Cutting back on coffee
Yesterday afternoon, I had three cups of coffee at Starbucks and consequently stayed up until 3am, feeling anxious up until I dozed off. The sort of anxiety that had me looking up YouTube videos on how to focus on the moment and to let go of the future, etc. It was awful, not to mention I broke my rule of avoiding my phone in bed at night.
I woke up this morning and knew it was the caffeine intake that caused the anxiety. I spent the first bit of my day looking up what it would mean to cut back (or even quit) coffee, and the prognosis is harrowing: withdrawal symptoms include headaches and brain fog and anxiety. I decided to limit my intake today to: coffee in a mid-sized tumbler, at 0.5 teaspoon of instant coffee; and in the afternoon a large cup of green tea (with 0.5 teaspoon of leaves). These are rough estimates, but they are considerably lower than my usual dosage of caffeine (2-3 cups a day).
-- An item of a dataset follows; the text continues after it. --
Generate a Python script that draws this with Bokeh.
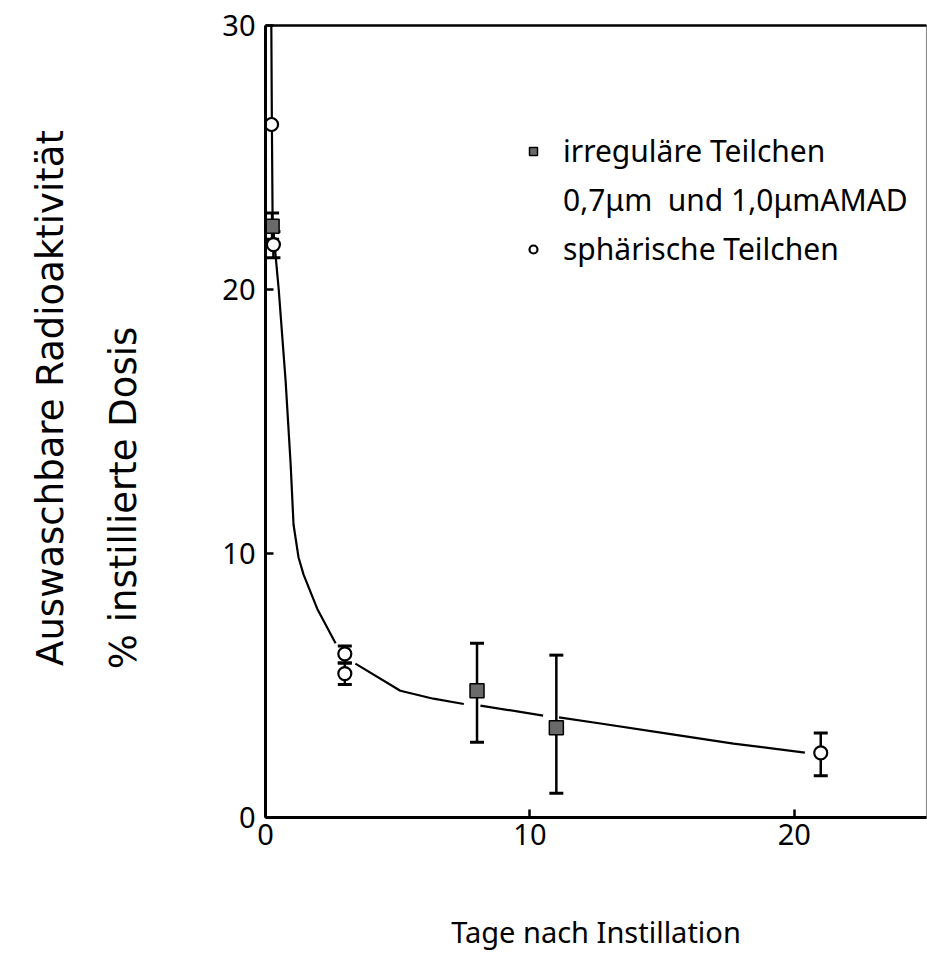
from bokeh.plotting import figure
from bokeh.models import (ColumnDataSource, Whisker, TeeHead, Legend,
                          LegendItem, Range1d, FixedTicker, LinearAxis)
from bokeh.embed import file_html
from bokeh.resources import INLINE

# --- data (days after instillation, % of instilled dose) ---
irr_days = [0.25, 8, 11]
irr_vals = [22.4, 4.8, 3.4]
irr_lo = [21.9, 2.85, 0.92]
irr_hi = [22.9, 6.6, 6.15]

sph_days = [0.23, 0.3, 3, 3, 21]
sph_vals = [26.25, 21.7, 6.2, 5.45, 2.45]
sph_lo = [26.25, 21.2, 5.85, 5.04, 1.58]
sph_hi = [26.25, 22.2, 6.5, 5.85, 3.2]

# fitted retention curve, drawn in pieces that stop short of the markers
curve_x = [
    [0.22, 0.24, 0.27, 0.5, 0.76, 0.95, 1.06, 1.25, 1.44, 1.96, 2.65],
    [3.4, 5.1, 6.35, 7.5],
    [8.13, 10.5],
    [11.1, 12.67, 15.2, 17.7, 20.4],
]
curve_y = [
    [30.0, 26.5, 22.5, 20.0, 16.55, 13.4, 11.1, 9.85, 9.2, 7.9, 6.6],
    [5.83, 4.8, 4.5, 4.3],
    [4.24, 3.86],
    [3.79, 3.56, 3.18, 2.8, 2.46],
]

x_ticks = [0, 10, 20]
y_ticks = [0, 10, 20, 30]

FONT = "Noto Sans"
TITLE_FONT = "DejaVu Sans"
NB = "\u00a0"

p = figure(width=927, height=979, output_backend="svg", toolbar_location=None,
           x_range=Range1d(0, 25), y_range=Range1d(0, 30),
           min_border_left=265, min_border_right=1, min_border_top=25,
           min_border_bottom=162)
p.grid.visible = False
p.outline_line_color = "#8a8a8a"
p.outline_line_width = 1.2
p.background_fill_color = "white"
p.border_fill_color = "white"

for ax in (p.xaxis[0], p.yaxis[0]):
    ax.axis_line_width = 3
    ax.axis_line_color = "black"
    ax.major_tick_in = 8
    ax.major_tick_out = 0
    ax.major_tick_line_width = 2.5
    ax.minor_tick_line_color = None
    ax.major_label_text_font = FONT
    ax.major_label_text_font_size = "29px"
    ax.major_label_text_color = "black"
    ax.axis_label_text_color = "black"
    ax.axis_label_text_font_style = "normal"

p.xaxis.ticker = FixedTicker(ticks=x_ticks)
p.yaxis.ticker = FixedTicker(ticks=y_ticks)
p.xaxis.major_label_standoff = 6
p.yaxis.major_label_standoff = 10

p.xaxis.axis_label = "Tage nach Instillation"
p.xaxis.axis_label_text_font = FONT
p.xaxis.axis_label_text_font_size = "29px"
p.xaxis.axis_label_standoff = 64

# y title, second line sits on the main axis (padded so it starts low)
p.yaxis.axis_label = "% instillierte Dosis" + NB * 13
p.yaxis.axis_label_text_font = TITLE_FONT
p.yaxis.axis_label_text_font_size = "37px"
p.yaxis.axis_label_standoff = 74

# first line of the y title on an outer, bare axis
outer_left = LinearAxis(ticker=FixedTicker(ticks=[]), axis_line_color=None,
                        major_tick_line_color=None, minor_tick_line_color=None,
                        axis_label=NB * 4 + "Auswaschbare Radioaktivität",
                        axis_label_text_font=TITLE_FONT,
                        axis_label_text_font_style="normal",
                        axis_label_text_font_size="37px",
                        axis_label_text_color="black",
                        axis_label_standoff=28)
p.add_layout(outer_left, "left")

# heavy top edge of the frame
top_ax = LinearAxis(ticker=FixedTicker(ticks=[]), axis_line_color="black",
                    axis_line_width=2.5, major_tick_line_color=None,
                    minor_tick_line_color=None)
p.add_layout(top_ax, "above")

# curve
p.multi_line(curve_x, curve_y, line_color="black", line_width=2.2)

# error bars
irr_src = ColumnDataSource(dict(x=irr_days, y=irr_vals, lo=irr_lo, hi=irr_hi))
sph_src = ColumnDataSource(dict(x=sph_days, y=sph_vals, lo=sph_lo, hi=sph_hi))
for src in (irr_src, sph_src):
    p.add_layout(Whisker(source=src, base="x", lower="lo", upper="hi",
                         line_color="black", line_width=2.5,
                         upper_head=TeeHead(size=14, line_width=3, line_color="black"),
                         lower_head=TeeHead(size=14, line_width=3, line_color="black")))

irr_r = p.scatter("x", "y", source=irr_src, marker="square", size=14,
                  fill_color="#6a6a6a", line_color="black", line_width=1.5)
sph_r = p.scatter("x", "y", source=sph_src, marker="circle", size=13,
                  fill_color="white", line_color="black", line_width=2.2)
blank_r = p.scatter(x=[], y=[], marker="circle", size=1,
                    fill_alpha=0, line_alpha=0)

legend = Legend(items=[
    LegendItem(label="irreguläre Teilchen", renderers=[irr_r]),
    LegendItem(label="0,7μm  und 1,0μmAMAD", renderers=[blank_r]),
    LegendItem(label="sphärische Teilchen", renderers=[sph_r]),
], location=(258, 548))
legend.label_text_font = FONT
legend.label_text_font_size = "30px"
legend.label_text_color = "black"
legend.label_standoff = 20
legend.glyph_width = 20
legend.glyph_height = 20
legend.spacing = 8
legend.label_height = 36
legend.padding = 0
legend.margin = 0
legend.border_line_color = None
legend.background_fill_alpha = 0
p.add_layout(legend)

open("out.html", "w").write(file_html(p, INLINE))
It's now 8:00 pm. I'm mentally exhausted, but feel calm. Perhaps I'm too fatigued because I slept for five hours last night. Perhaps it's because I'm less caffeinated than usual. Probably both.
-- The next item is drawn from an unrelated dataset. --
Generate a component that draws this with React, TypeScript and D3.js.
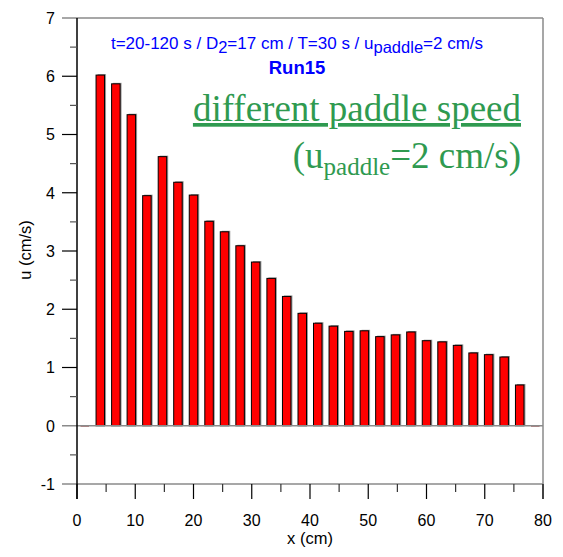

But damn it, I know I need better self-control so that I don't inflict physical and mental damage on myself. I don't think I'll cut coffee out entirely, but I can work on limiting how much I consume. It'll be a form of kindness towards myself.
So continues the simplification of my life—this time around a habit I've had for ~15 years: the near-daily excessive consumption of caffeine.